Les chiffres sont sans appel. Ces deux dernières années, alors que le reste du monde s'efforce de respecter la règle des 25 ans (un débris doit se désorbiter en moins de 25 ans), la Chine a abandonné 21 des 26 plus gros débris dangereux mis en orbite. Depuis 2000, elle a accumulé plus de masse de fusées mortes en orbites longues que le reste du monde combiné. Cette tendance s'accélère avec le déploiement de ses méga-constellations Guowang et Thousand Sails, qui nécessiteront des centaines de lancements.

pollution spatiale debris

Les raisons sont à la fois techniques et économiques. Certaines de leurs fusées plus anciennes n'ont tout simplement pas la capacité de rallumer leur moteur pour une manœuvre de désorbitation. Pour les plus modernes, conserver du carburant pour cette manœuvre signifie emporter moins de satellites, un sacrifice commercial que Pékin ne semble pas disposé à faire systématiquement, bien qu'ils en aient la capacité, comme le prouvent les missions du lanceur Longue Marche 5.

Quel est le risque concret de cette pollution ?

Ce scénario catastrophe porte un nom : le Syndrome de Kessler. Théorisé par un scientifique de la NASA dans les années 70, il décrit une réaction en chaîne où une collision génère des milliers de nouveaux débris, qui à leur tour provoquent d'autres collisions, jusqu'à rendre une orbite entière impraticable. Nous n'y sommes pas encore, mais les signaux sont alarmants. Les satellites Starlink de SpaceX ont dû effectuer plus de 144 000 manœuvres d'évitement au premier semestre 2025, soit trois fois plus que les six mois précédents. C'est une alerte toutes les deux minutes. Selon les analystes de LeoLabs, nous serions déjà entrés dans les premières phases du syndrome sur certaines orbites critiques.

espace-debris

Une lueur d'espoir avec une coopération inédite ?

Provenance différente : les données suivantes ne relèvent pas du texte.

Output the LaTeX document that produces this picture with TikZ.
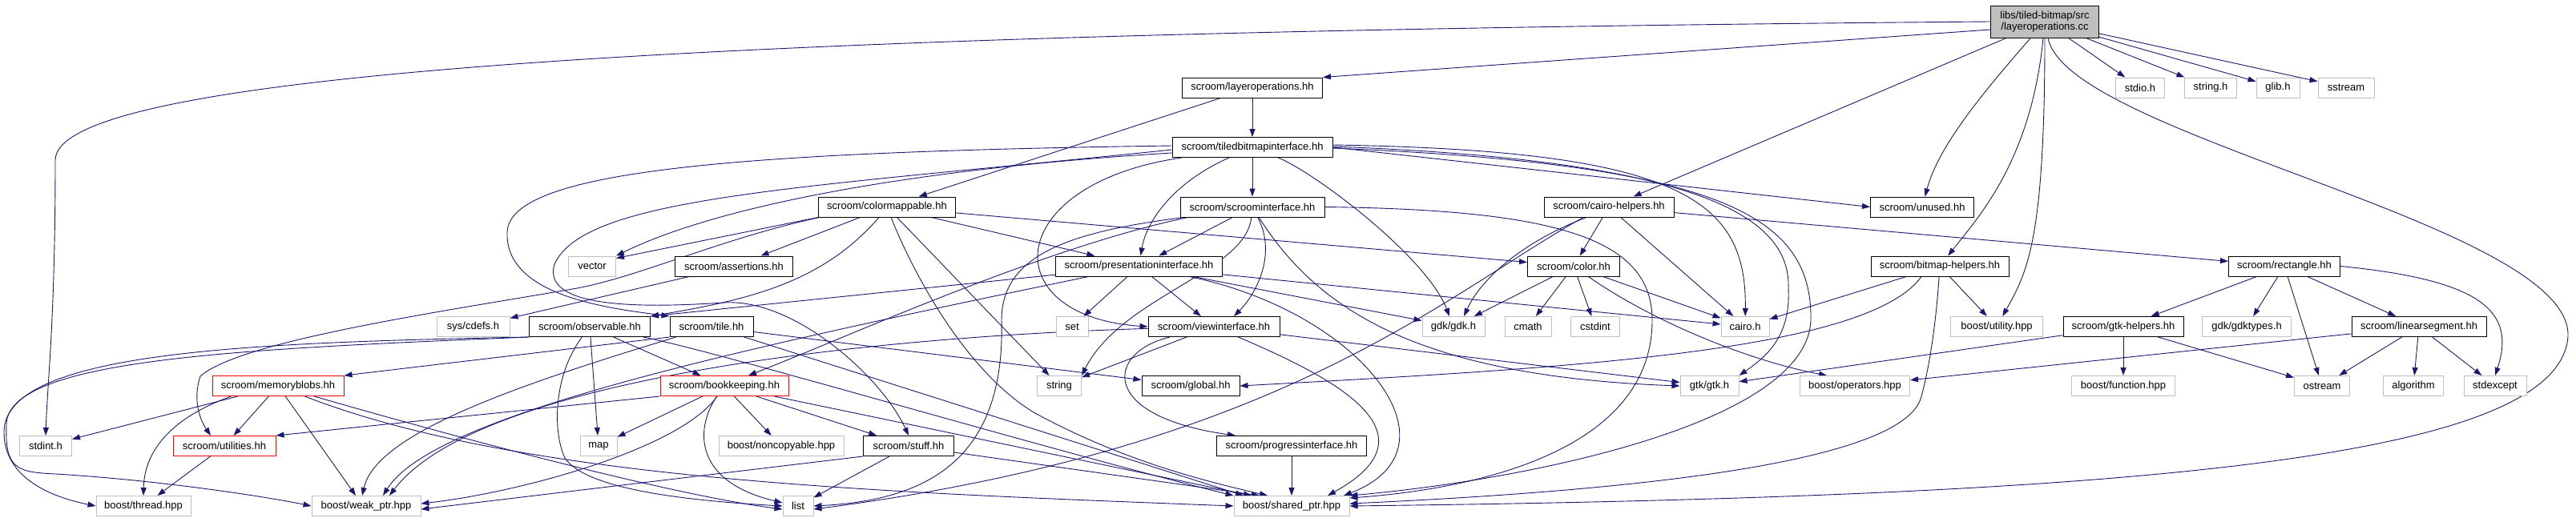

C'est dans ce contexte tendu qu'un événement inédit s'est produit : l'agence spatiale chinoise (CNSA) a contacté directement la NASA pour coordonner une manœuvre et éviter une collision. Un simple email, proposant "nous allons manœuvrer, ne bougez pas", mais qui marque une rupture historique. Jusqu'à présent, la communication était quasi inexistante, limitée par des restrictions légales américaines (l'amendement Wolf) et le manque de transparence de la part de la Chine.

Ce premier contact officiel, couplé à des échanges déjà existants entre des opérateurs de constellations chinois et des entreprises comme SpaceX ou OneWeb, suggère un changement de politique à Pékin. Face à une orbite de plus en plus saturée, la nécessité pragmatique de la coordination semble l'emporter sur le secret et la méfiance géopolitique.

Foire Aux Questions (FAQ)

Qu'est-ce que le Syndrome de Kessler ?

Le Syndrome de Kessler est un scénario théorique dans lequel la densité de débris spatiaux en orbite basse devient si élevée qu'une seule collision peut déclencher une cascade de collisions supplémentaires. Chaque impact crée une nuée de nouveaux débris, augmentant de manière exponentielle la probabilité de futurs impacts, jusqu'à rendre l'orbite totalement inutilisable pour des décennies, voire des siècles.

Pourquoi la Chine ne désorbite-t-elle pas tous ses étages de fusée ?

Plusieurs raisons expliquent cette pratique. D'une part, certains de leurs modèles de fusées plus anciens n'ont pas la capacité technique de rallumer leur moteur en orbite pour effectuer une manœuvre de descente contrôlée. D'autre part, même pour les fusées modernes, conserver une réserve de carburant pour la désorbitation réduit la masse de la charge utile (le nombre de satellites) qu'elles peuvent emporter. C'est un arbitrage économique : plus de satellites par lancement contre une orbite plus propre.

Les autres pays ne polluent-ils plus du tout l'espace ?

Si, mais dans une bien moindre mesure en ce qui concerne les nouveaux débris de grande taille. La plupart des agences spatiales et des entreprises occidentales (comme SpaceX) respectent désormais la "règle des 25 ans", qui impose de désorbiter leurs étages de fusée et leurs satellites en fin de vie en moins de 25 ans. La Chine est aujourd'hui le seul acteur majeur à continuer d'abandonner systématiquement en orbite des objets de plusieurs tonnes qui y resteront pour des décennies.